DATA LINES –
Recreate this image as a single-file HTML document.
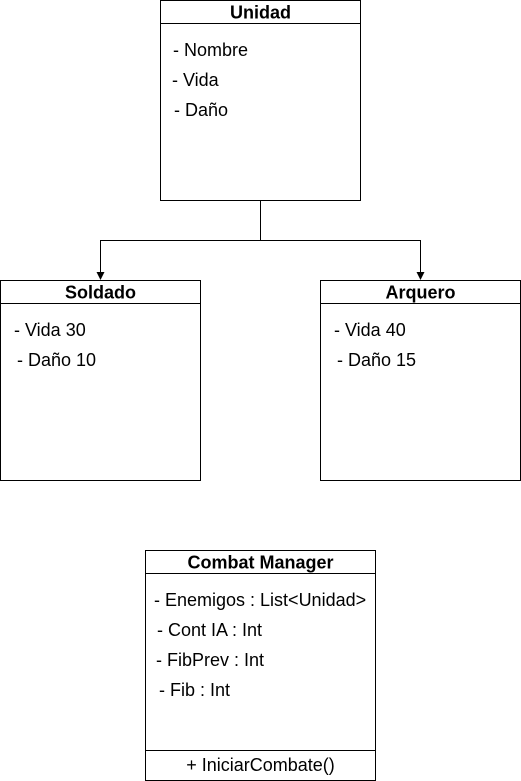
<!DOCTYPE html>
<html><head><meta charset="utf-8"><style>html,body{margin:0;padding:0;background:#fff}svg{display:block}</style></head>
<body>
<svg width="521" height="781" xmlns="http://www.w3.org/2000/svg" font-family="Liberation Sans, Arial, sans-serif" font-size="18" fill="#000">
<g fill="none" stroke="#000" stroke-width="1">
<rect x="160.5" y="0.5" width="200" height="200"/><line x1="160.5" y1="23.5" x2="360.5" y2="23.5"/>
<rect x="0.5" y="280.5" width="200" height="200"/><line x1="0.5" y1="303.5" x2="200.5" y2="303.5"/>
<rect x="320.5" y="280.5" width="200" height="200"/><line x1="320.5" y1="303.5" x2="520.5" y2="303.5"/>
<rect x="145.5" y="550.5" width="230" height="230"/><line x1="145.5" y1="573.5" x2="375.5" y2="573.5"/><line x1="145.5" y1="750.5" x2="375.5" y2="750.5"/>
<polyline points="260.5,200.5 260.5,240.5 100.5,240.5 100.5,274"/>
<polyline points="260.5,240.5 420.5,240.5 420.5,274"/>
</g>
<polygon points="96.5,272 104.5,272 100.5,280" fill="#000"/>
<polygon points="416.5,272 424.5,272 420.5,280" fill="#000"/>
<g font-weight="bold" text-anchor="middle">
<text x="260.5" y="18.5">Unidad</text>
<text x="100.5" y="298.5">Soldado</text>
<text x="420.5" y="298.5">Arquero</text>
<text x="260.5" y="568.5">Combat Manager</text>
</g>
<text x="173" y="56">- Nombre</text>
<text x="172" y="86">- Vida</text>
<text x="174" y="116">- Daño</text>
<text x="14" y="336">- Vida 30</text>
<text x="17" y="366">- Daño 10</text>
<text x="334" y="336">- Vida 40</text>
<text x="337" y="366">- Daño 15</text>
<text x="154" y="606">- Enemigos : List&lt;Unidad&gt;</text>
<text x="157" y="636">- Cont IA : Int</text>
<text x="156" y="666">- FibPrev : Int</text>
<text x="159" y="696">- Fib : Int</text>
<text x="260.5" y="771" text-anchor="middle">+ IniciarCombate()</text>
</svg>
</body></html>
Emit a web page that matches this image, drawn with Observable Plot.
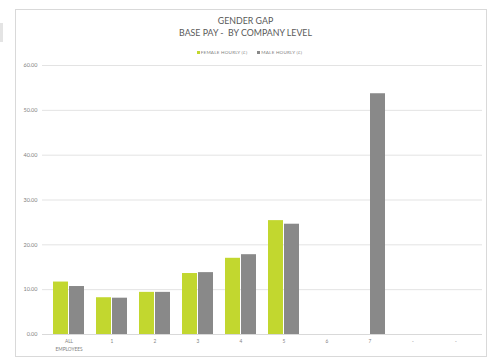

DIRECTIONS – Exclude the pictures. Write out the remaining data exactly.

RESPONSE TO THE EXERCISE –
Recreate this image as a single-file HTML document.
<!DOCTYPE html>
<html><head><meta charset="utf-8"><style>html,body{margin:0;padding:0;background:#fff}svg{display:block}</style></head>
<body>
<svg width="521" height="781" xmlns="http://www.w3.org/2000/svg" font-family="Liberation Sans, Arial, sans-serif" font-size="18" fill="#000">
<g fill="none" stroke="#000" stroke-width="1">
<rect x="160.5" y="0.5" width="200" height="200"/><line x1="160.5" y1="23.5" x2="360.5" y2="23.5"/>
<rect x="0.5" y="280.5" width="200" height="200"/><line x1="0.5" y1="303.5" x2="200.5" y2="303.5"/>
<rect x="320.5" y="280.5" width="200" height="200"/><line x1="320.5" y1="303.5" x2="520.5" y2="303.5"/>
<rect x="145.5" y="550.5" width="230" height="230"/><line x1="145.5" y1="573.5" x2="375.5" y2="573.5"/><line x1="145.5" y1="750.5" x2="375.5" y2="750.5"/>
<polyline points="260.5,200.5 260.5,240.5 100.5,240.5 100.5,274"/>
<polyline points="260.5,240.5 420.5,240.5 420.5,274"/>
</g>
<polygon points="96.5,272 104.5,272 100.5,280" fill="#000"/>
<polygon points="416.5,272 424.5,272 420.5,280" fill="#000"/>
<g font-weight="bold" text-anchor="middle">
<text x="260.5" y="18.5">Unidad</text>
<text x="100.5" y="298.5">Soldado</text>
<text x="420.5" y="298.5">Arquero</text>
<text x="260.5" y="568.5">Combat Manager</text>
</g>
<text x="173" y="56">- Nombre</text>
<text x="172" y="86">- Vida</text>
<text x="174" y="116">- Daño</text>
<text x="14" y="336">- Vida 30</text>
<text x="17" y="366">- Daño 10</text>
<text x="334" y="336">- Vida 40</text>
<text x="337" y="366">- Daño 15</text>
<text x="154" y="606">- Enemigos : List&lt;Unidad&gt;</text>
<text x="157" y="636">- Cont IA : Int</text>
<text x="156" y="666">- FibPrev : Int</text>
<text x="159" y="696">- Fib : Int</text>
<text x="260.5" y="771" text-anchor="middle">+ IniciarCombate()</text>
</svg>
</body></html>
Emit a web page that matches this image, drawn with Observable Plot.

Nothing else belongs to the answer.